# Newb NorthIL / Wisconsin



## EverBorN (Jul 21, 2007)

FLipeD said:


> Me and some friends are thinking of a winter break snowboarding trip somewhere in the Northern Illinois / Wisconsin area. What are some good places that are cheap to decent priced for rentals and lodging and stuff?
> 
> Much appreciated


I feel sorry your in this area like me lol.. Good places for the area are chestnut mountain(IL) and then in WI you have devils head, cascade and by far the best is granite peak up in wausau WI..do you live in the area??


----------



## FLipeD (Feb 15, 2010)

from suburbs of chicago sir


----------



## EverBorN (Jul 21, 2007)

FLipeD said:


> from suburbs of chicago sir


I'm live in elgin IL


----------



## slyder (Jan 18, 2010)

A secret gem if you like a lot of park is Tyrol Basin in Mt Horeb (tyrolbasin.com) just west of Madison.
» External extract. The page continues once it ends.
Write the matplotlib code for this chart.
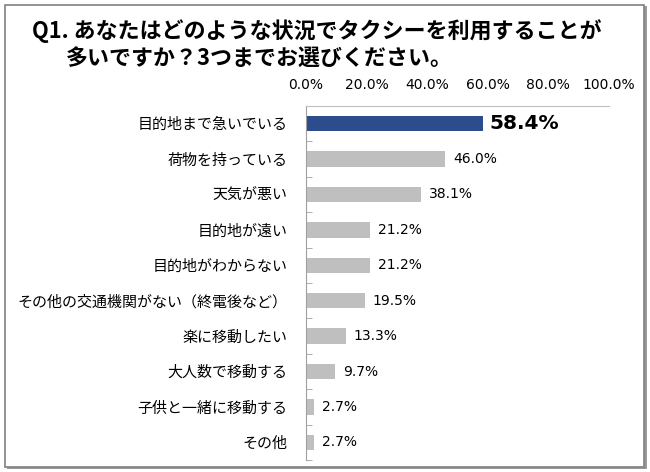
import matplotlib.pyplot as plt
from matplotlib.patches import Rectangle
import numpy as np

plt.rcParams['font.family'] = ['Noto Sans CJK JP', 'DejaVu Sans']

categories = ['目的地まで急いでいる', '荷物を持っている', '天気が悪い', '目的地が遠い',
              '目的地がわからない', 'その他の交通機関がない（終電後など）', '楽に移動したい',
              '大人数で移動する', '子供と一緒に移動する', 'その他']
values = [58.4, 46.0, 38.1, 21.2, 21.2, 19.5, 13.3, 9.7, 2.7, 2.7]
xticks = [0, 20, 40, 60, 80, 100]

fig = plt.figure(figsize=(6.5, 4.72), dpi=100)

# outer frame with a little shadow
fig.patches.append(Rectangle((7 / 650, 3 / 472), 640 / 650, 463 / 472, transform=fig.transFigure,
                             facecolor='#9a9a9a', edgecolor='none', zorder=0))
fig.patches.append(Rectangle((4.5 / 650, 5.5 / 472), 639 / 650, 462 / 472, transform=fig.transFigure,
                             facecolor='white', edgecolor='#808080', linewidth=1.2, zorder=1))

fig.text(32 / 650, 1 - 31 / 472, 'Q1. あなたはどのような状況でタクシーを利用することが',
         fontsize=15.8, fontweight='bold', va='center', ha='left')
fig.text(66 / 650, 1 - 58 / 472, '多いですか？3つまでお選びください。',
         fontsize=15.8, fontweight='bold', va='center', ha='left')

ax = fig.add_axes([306 / 650, 12 / 472, 303 / 650, 354 / 472])
ax.set_zorder(2)
ax.patch.set_alpha(0)

y = np.arange(len(categories))
colors = ['#2c4c8c'] + ['#bfbfbf'] * (len(categories) - 1)
ax.barh(y, values, height=0.43, color=colors)

for i, v in enumerate(values):
    if i == 0:
        ax.text(v + 2.0, i, f'{v:.1f}%', va='center', ha='left', fontsize=14.5,
                fontweight='bold', family='DejaVu Sans')
    else:
        ax.text(v + 2.5, i, f'{v:.1f}%', va='center', ha='left', fontsize=10,
                family='DejaVu Sans')

ax.set_xlim(0, 100)
ax.set_ylim(len(categories) - 0.5, -0.5)
ax.xaxis.tick_top()
ax.set_xticks(xticks)
ax.set_xticklabels([f'{t:.1f}%' for t in xticks], family='DejaVu Sans', fontsize=10)
ax.tick_params(axis='x', length=0, pad=10)

ax.set_yticks(y)
ax.set_yticklabels(categories, fontsize=10.8)
ax.tick_params(axis='y', length=0, pad=13.5)
ax.set_yticks(np.arange(len(categories) + 1) - 0.5, minor=True)
ax.tick_params(axis='y', which='minor', direction='in', length=4, color='#a0a0a0')

for s in ['right', 'bottom']:
    ax.spines[s].set_visible(False)
ax.spines['top'].set_color('#bfbfbf')
ax.spines['left'].set_color('#a0a0a0')

plt.savefig('out.png', dpi=100)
If you are looking for a little longer ride, Indian Head (indianheadmtn.com) or Big Powder Horn (bigpowderhorn.net) in the UP of Michigan is nice. I'm taking my kids there for a long weekend boarding in January.

-Slyder


----------



## FLipeD (Feb 15, 2010)

thanks for the input slyder. 

@everborn nice man not too far from me. im naperville, in college right now down by STL tho.


----------



## EverBorN (Jul 21, 2007)

FLipeD said:


> thanks for the input slyder.
> 
> @everborn nice man not too far from me. im naperville, in college right now down by STL tho.
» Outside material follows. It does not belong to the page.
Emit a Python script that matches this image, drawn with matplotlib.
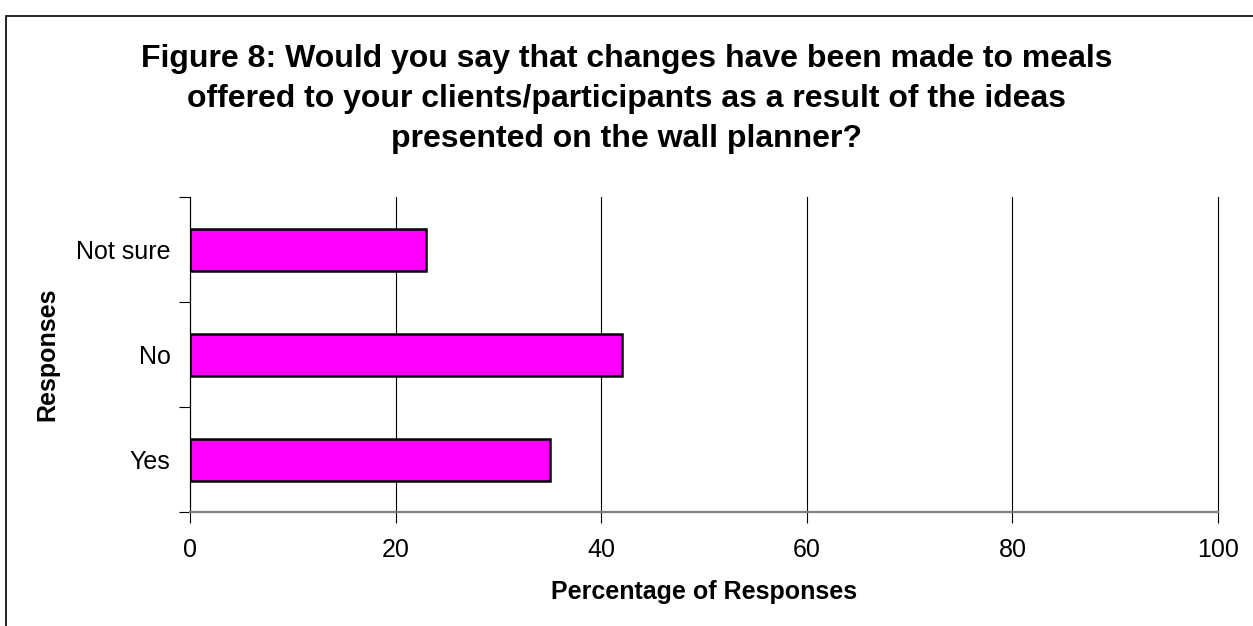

Nice, naperville can't be more then 30_35 min away


----------



## slyder (Jan 18, 2010)

I forgot 2 more just north of Rockford:
Grand Geneva in Lake Geneva
Alpine Valley in East Troy

Grand Geneva about 40 minutes north of Rockford and Alpine about 1 hour north of Rockford.
I never boarded at Grand Geneva but I have a season pass at Alpine. Lots of Chicago ppl go to both. Alpine has a small/med park, I'm new so everything seems big to me. But they seem to have runs for a lot of riding levels.

-Slyder


----------



## FLipeD (Feb 15, 2010)

any suggestions on places that have cheap lodging for a day or two ?


----------



## slyder (Jan 18, 2010)

FLipeD said:


> any suggestions on places that have cheap lodging for a day or two ?


Tyrol Basin, then just stay at a motel 6 for $50. Cascade has a dive hotel outside the hill don't know the name or rates. There are a bunch of hotels around Alpine as well, all chain type hotels.

-Slyder


----------



## FLipeD (Feb 15, 2010)

Thanks slyder, how are good are the hills n stuff @ Tyrol Basin ? can i get a review from you?


----------



## slyder (Jan 18, 2010)

I think it compares to Granite Peak but with many more features. It has a 1/2 pipe that is well maintained, some good jumps and some longer runs, if you can say that for WI. My kids love it there and the kids that ride park don't just sit in front of the features and walk around back up in packs, blocking a rider that has the right of way coming off the slope. The flow is nice, again I'm new so this is just my perspective.

It is always worth the try and prices are reasonable and I think this is about 1+ hour closer to where you are in IL. I can't go on weekdays to far, but if I recall correctly Wednesday is $12 all day passes. Ya their site probably won't be up for a month or so yet.
-Slyder


----------



## FLipeD (Feb 15, 2010)

thanks a bunch man, yea im hoping their prices for this year are as they were last year or cheaper.


----------



## EverBorN (Jul 21, 2007)

I didnt see that you were new sorry, Iv been to a good 95% of places within 5 hours of our area flip & hands down Granite Peak is by far the best. heres the order id say the places are in. Granite Peak, Devils Head, Cascade, Chestnut Mountain then Alpine Valley. Grand Geneva isnt worth talking about it..only if its close and you ride some park stuff its ok.. then theres some real small places that you wanna stay away from like Villa Oliva, Four Lakes, Raging Buffalo(its only a park), Wilmot..again these places are OK if your purely just doing PARK ONLY..if you actually want to do some normal riding you'll have to stick to those top 5 places in my opinion. However being new id save Granite Peak for later in the season or maybe next season when you can take advantage of blues and more difficult runs so you can get the most out of the mountain. Devils head has GREAT longer groomers for learning on & so does cascade. Both are priced about the same and within 20 min of each other. Alpine valley has short runs but it also has all high speed lifts so your back on the run in no time and its only like an hour & a half away so it has the advantage of being closer... Id only go to alpine for park now but if I was newer alpine is fine.

However now that iv been to CO the only thing that keeps me somewhat happy is granite peak, lol


----------



## run_jmc (Apr 11, 2010)

if anyone ever has a chance, you should check out mt. bohemia in lac la belle, michigan. its in the up and is quite a drive, but its gorgeous and desolate up there. plus they have a $100 season pass sale and lodging is like $20 bucks a night for the hostel. glades, powder (300" avg snowfall), long runs. its definitely a place to check out if only for a weekend.

heres the website: Mount Bohemia - Extreme Skiing - Upper Peninsula of Michigan


----------



## FLipeD (Feb 15, 2010)

thanks guys ! 

@Everborn - yeah i actually literally live within 15 minutes of Four Lakes haha. got a friend that works there and says its not worth going to for beginners

add - it looks like granite peak's lift tickets are expensive as hell, $64 for 1 day ?


----------